Des déficits ? Bah… | L’actualité

Les budgets provincial et fédéral déposés le printemps dernier contenaient chacun des projections pour les déficits à venir dans les finances des deux ordres de gouvernement. À Québec, le ministre des Finances, Eric Girard, a estimé que son manque à gagner budgétaire serait de 4,6 milliards de dollars en 2022-2023, puis diminuerait pour finalement disparaître en 2027-2028. À Ottawa, son homologue Chrystia Freeland a prévu elle aussi une série de déficits décroissants. Ils passeraient de 43 milliards en 2022-2023 à 14 milliards en 2027-2028.

Les partis d’opposition dans les deux Parlements et la presse financière ont crié au scandale face à cette répétition de budgets à l’encre rouge. Ces réactions indignées relevaient parfois de la partisanerie, de l’idéologie ou d’un penchant médiatique pour la mauvaise nouvelle. Reconnaissons cependant que bien des gens sont honnêtement inquiets de voir les déficits budgétaires successifs accroître sans fin la dette publique. On a notamment à l’esprit les graves conséquences que l’emballement de la dette en Grèce a eues sur l’économie et l’emploi de ce pays depuis 2008. Et on peut être frustré de voir les gouvernements permettre à leurs dépenses d’excéder constamment leurs revenus, ce qui est interdit aux simples citoyens que nous sommes.
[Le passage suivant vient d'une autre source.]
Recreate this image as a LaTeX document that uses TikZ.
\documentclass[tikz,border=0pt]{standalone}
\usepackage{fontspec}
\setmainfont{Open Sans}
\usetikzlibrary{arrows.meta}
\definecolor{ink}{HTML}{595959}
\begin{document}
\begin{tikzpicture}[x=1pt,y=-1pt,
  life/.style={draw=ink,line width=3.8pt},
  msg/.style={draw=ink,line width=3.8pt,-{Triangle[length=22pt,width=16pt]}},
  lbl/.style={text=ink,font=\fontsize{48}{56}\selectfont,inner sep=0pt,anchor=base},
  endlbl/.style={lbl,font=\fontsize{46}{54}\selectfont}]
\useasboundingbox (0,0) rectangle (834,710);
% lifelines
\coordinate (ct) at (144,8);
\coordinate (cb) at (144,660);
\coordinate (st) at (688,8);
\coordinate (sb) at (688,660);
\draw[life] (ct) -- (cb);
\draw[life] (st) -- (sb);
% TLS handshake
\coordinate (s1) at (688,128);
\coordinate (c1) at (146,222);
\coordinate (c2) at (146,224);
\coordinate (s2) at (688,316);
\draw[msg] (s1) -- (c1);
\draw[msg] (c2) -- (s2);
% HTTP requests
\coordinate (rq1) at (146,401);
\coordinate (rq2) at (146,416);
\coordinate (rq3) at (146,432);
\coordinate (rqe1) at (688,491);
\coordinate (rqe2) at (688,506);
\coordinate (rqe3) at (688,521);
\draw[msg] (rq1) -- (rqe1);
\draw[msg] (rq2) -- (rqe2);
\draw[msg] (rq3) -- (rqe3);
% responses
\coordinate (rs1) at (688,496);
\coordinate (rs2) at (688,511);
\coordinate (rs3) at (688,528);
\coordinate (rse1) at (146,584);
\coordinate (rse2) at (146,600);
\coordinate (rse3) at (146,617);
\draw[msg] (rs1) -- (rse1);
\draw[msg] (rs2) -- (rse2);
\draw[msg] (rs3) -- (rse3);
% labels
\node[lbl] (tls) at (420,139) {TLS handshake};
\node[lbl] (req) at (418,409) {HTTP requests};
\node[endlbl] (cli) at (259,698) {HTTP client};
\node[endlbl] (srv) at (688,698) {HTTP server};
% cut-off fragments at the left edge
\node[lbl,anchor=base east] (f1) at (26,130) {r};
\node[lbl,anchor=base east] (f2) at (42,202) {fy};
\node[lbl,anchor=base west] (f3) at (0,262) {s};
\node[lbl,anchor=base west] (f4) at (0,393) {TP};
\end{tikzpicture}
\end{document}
Sauf qu’avant de crier au loup, on doit savoir mesurer correctement le déficit d’un État. Il est essentiel que la différence calculée tienne compte de toutes les dépenses et de tous les revenus de l’année courante. Au Québec, pour arriver à ce déficit total, il faut procéder en deux étapes. Dans une première, on retient le déficit courant avant, et non après, la provision consacrée aux imprévus (comme une catastrophe naturelle), le versement destiné au Fonds des générations et l’utilisation de la réserve de stabilisation (qui sert à parer aux baisses de revenus inattendues), puisque aucun de ces trois éléments n’est une dépense. La provision pour éventualités est une épargne de précaution, le versement au Fonds est un placement, et l’utilisation de la réserve est reconnue comme un artifice comptable inutile. Dans une seconde étape, on ajoute aux dépenses courantes les dépenses en capital consacrées aux immobilisations. Le résultat de ces deux opérations est le déficit total, conforme à la définition employée par le Fonds monétaire international.
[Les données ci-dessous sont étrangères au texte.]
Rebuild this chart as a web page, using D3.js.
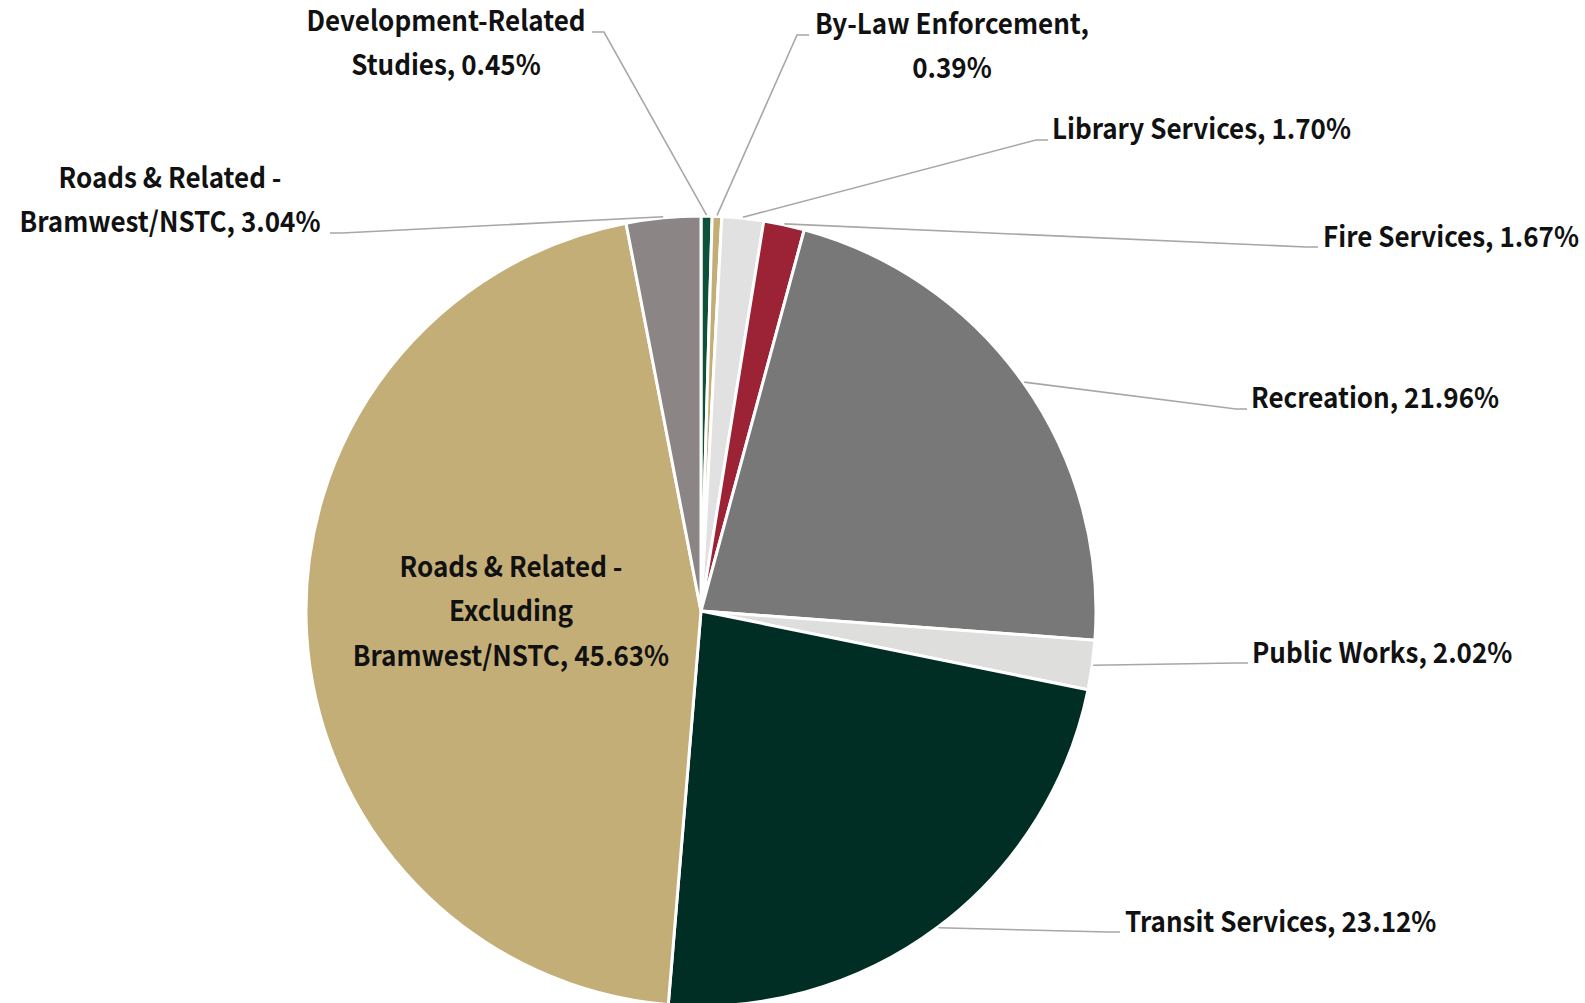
<!DOCTYPE html>
<html>
<head>
<meta charset="utf-8">
<script src="https://cdn.jsdelivr.net/npm/d3@7"></script>
<style>
  html, body { margin: 0; padding: 0; background: #ffffff; }
  svg { display: block; }
  .lbl { font-family: "Noto Sans CJK JP", "Noto Sans", sans-serif; font-weight: 700; font-size: 28px; fill: #111111; }
</style>
</head>
<body>
<svg id="chart" width="1585" height="1003"></svg>
<script>
// Share of the program total by service, clockwise from 12 o'clock
const categories = [
  "Development-Related Studies",
  "By-Law Enforcement",
  "Library Services",
  "Fire Services",
  "Recreation",
  "Public Works",
  "Transit Services",
  "Roads & Related - Excluding Bramwest/NSTC",
  "Roads & Related - Bramwest/NSTC"
];
const shares = [0.45, 0.39, 1.70, 1.67, 21.96, 2.02, 23.12, 45.63, 3.04];
const sliceColors = [
  "#0c5139", "#c4ae78", "#e1e1e1", "#9b2335", "#787878",
  "#dededd", "#012e24", "#c4ae78", "#8b8685"
];

// Label placement: words per line, anchor point, and leader-line bends
const labelLayout = [
  { lines: [1, 2], anchor: "middle", x: 446, y: 31, elbow: [604, 32], end: [592, 32] },
  { lines: [2, 1], anchor: "middle", x: 952, y: 34, elbow: [797, 35], end: [809, 35] },
  { lines: [3], anchor: "start", x: 1052, y: 139, elbow: [1036, 140], end: [1048, 140] },
  { lines: [3], anchor: "start", x: 1323, y: 247, elbow: [1306, 247], end: [1318, 247] },
  { lines: [2], anchor: "start", x: 1251, y: 408, elbow: [1236, 409], end: [1247, 409] },
  { lines: [3], anchor: "start", x: 1252, y: 663, elbow: [1236, 663], end: [1248, 663] },
  { lines: [3], anchor: "start", x: 1125, y: 932, elbow: [1108, 932], end: [1120, 932] },
  { lines: [4, 1, 2], anchor: "middle", x: 511, y: 577, inside: true },
  { lines: [4, 2], anchor: "middle", x: 170, y: 188, elbow: [342, 233], end: [330, 233] }
];

const cx = 701, cy = 611, radius = 395, lineGap = 44.5, textScaleX = 0.93;

const svg = d3.select("#chart");
const g = svg.append("g").attr("transform", `translate(${cx},${cy})`);

const pie = d3.pie().sort(null).value(d => d.value);
const arc = d3.arc().innerRadius(0).outerRadius(radius);

const data = categories.map((c, i) => ({ name: c, value: shares[i], color: sliceColors[i], layout: labelLayout[i] }));
const arcs = pie(data);

g.selectAll("path.slice")
  .data(arcs)
  .join("path")
  .attr("class", "slice")
  .attr("d", arc)
  .attr("fill", d => d.data.color)
  .attr("stroke", "#ffffff")
  .attr("stroke-width", 3)
  .attr("stroke-linejoin", "round");

// Leader lines from the slice rim to each outside label
const line = d3.line();
svg.selectAll("path.leader")
  .data(arcs.filter(d => !d.data.layout.inside))
  .join("path")
  .attr("class", "leader")
  .attr("fill", "none")
  .attr("stroke", "#a9a7a5")
  .attr("stroke-width", 1.6)
  .attr("d", d => {
    const a = (d.startAngle + d.endAngle) / 2;
    const start = [cx + Math.sin(a) * (radius + 1), cy - Math.cos(a) * (radius + 1)];
    return line([start, d.data.layout.elbow, d.data.layout.end]);
  });

// Labels: "Category, value%" wrapped by word counts, set slightly condensed
const labels = svg.selectAll("text.lbl")
  .data(arcs)
  .join("text")
  .attr("class", "lbl")
  .attr("text-anchor", d => d.data.layout.anchor)
  .attr("transform", d => `translate(${d.data.layout.x},${d.data.layout.y}) scale(${textScaleX},1)`);

labels.each(function (d) {
  const words = `${d.data.name}, ${d.data.value.toFixed(2)}%`.split(" ");
  const t = d3.select(this);
  let k = 0;
  d.data.layout.lines.forEach((n, li) => {
    t.append("tspan")
      .attr("x", 0)
      .attr("y", li * lineGap)
      .text(words.slice(k, k + n).join(" "));
    k += n;
  });
});
</script>
</body>
</html>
Le graphique de gauche montre que le déficit total du Québec ainsi calculé a été de 7,1 milliards de dollars en 2022-2023, puis qu’il doit diminuer graduellement jusqu’à 1,3 milliard en 2027-2028. Ces déficits doivent faire augmenter la dette de 206,8 milliards en mars 2023 à 227 milliards en mars 2028. La dette est dite nette parce qu’elle soustrait les actifs financiers, comme celui du Fonds des générations, du total des passifs.

Au niveau fédéral, l’application des mêmes principes comptables produit une suite de déficits qui diminuent de 48 milliards en 2022-2023 à 14,6 milliards en 2027-2028. La dette nette accumulée passe de cette façon de 1 291 milliards en mars 2023 à 1 433,4 milliards en mars 2028.

Une fois estimée la dette gouvernementale, il faut évaluer quel fardeau elle impose à la capacité réelle de la société de payer les intérêts et de rembourser, à l’échéance, les emprunts effectués. L’indicateur le plus répandu est le rapport entre la dette nette et le PIB potentiel. Celui-ci estime ce que l’économie peut produire lorsqu’elle fonctionne à plein régime, sans récession ni expansion débridée. Les deux graphiques présentent les rapports dette/PIB ainsi calculés à partir des projections de nos deux ministres des Finances pour les années 2022-2023 à 2027-2028.

Les chiffres ne mentent pas. On constate qu’à Québec comme à Ottawa, la dette nette engendrée par les déficits budgétaires annoncés baisse continuellement en proportion du PIB de mars 2023 à mars 2028, malgré tous ces déficits. La diminution est plus lente au départ parce que les deux ministres ont voulu soutenir l’économie pendant le ralentissement de 2023. On comprend que le rapport dette/PIB peut diminuer quand même, il suffit que ce déficit ne fasse pas augmenter la dette plus vite que le revenu de la nation (le PIB).

Il n’y a pas l’ombre d’un scandale budgétaire là. 

Il faudra surveiller dans quelle mesure les budgets futurs confirmeront ces prévisions ou s’en écarteront, selon la conjoncture économique et les nouvelles mesures budgétaires qui seront adoptées en cours de route. Reste que cette suite de déficits budgétaires n’est rien pour texter à sa fille.